The amendments will apply to agreements made on or after the day of
commencement of item 1 to Schedule 1 of the Family Law Act Amendment (De Facto Financial Matters and Other Measures) Act 2008, except where the court has
made an order setting aside an agreement.
Commencement
2.48
Clause 2 of the Bill provides for commencement of the Act. Sections 1 to
3 and Schedules 1, 2, 3 and 4 commence on Royal Assent.

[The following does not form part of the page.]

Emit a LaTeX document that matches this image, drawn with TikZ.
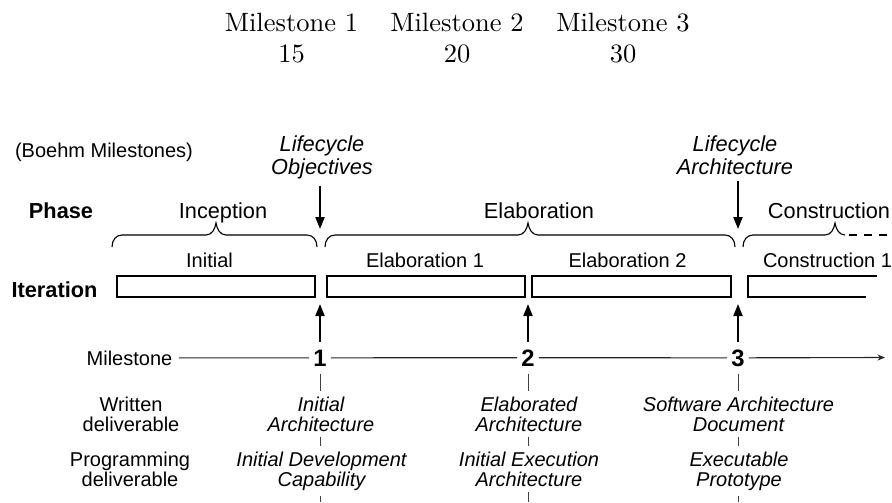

Schedule 5, items 2 to 8 provides for commencement on the day after Royal Assent.
2.49
The commencement of Schedule 5 item 1 and Part 2 of the current Bill relating to binding financial agreements are dependent on the commencement of Schedule 1,
item 1 of the Family Law Amendment (De Facto Financial Matters and Other
Measures) Act 2008. This Act was assented to on 21 November 2008 but as yet item 1 of Schedule 1 has not commenced. Item 1 of Schedule 1 is due to
commence on a single day to be fixed by Proclamation, or on 22 May 2009, whichever occurs first.[7]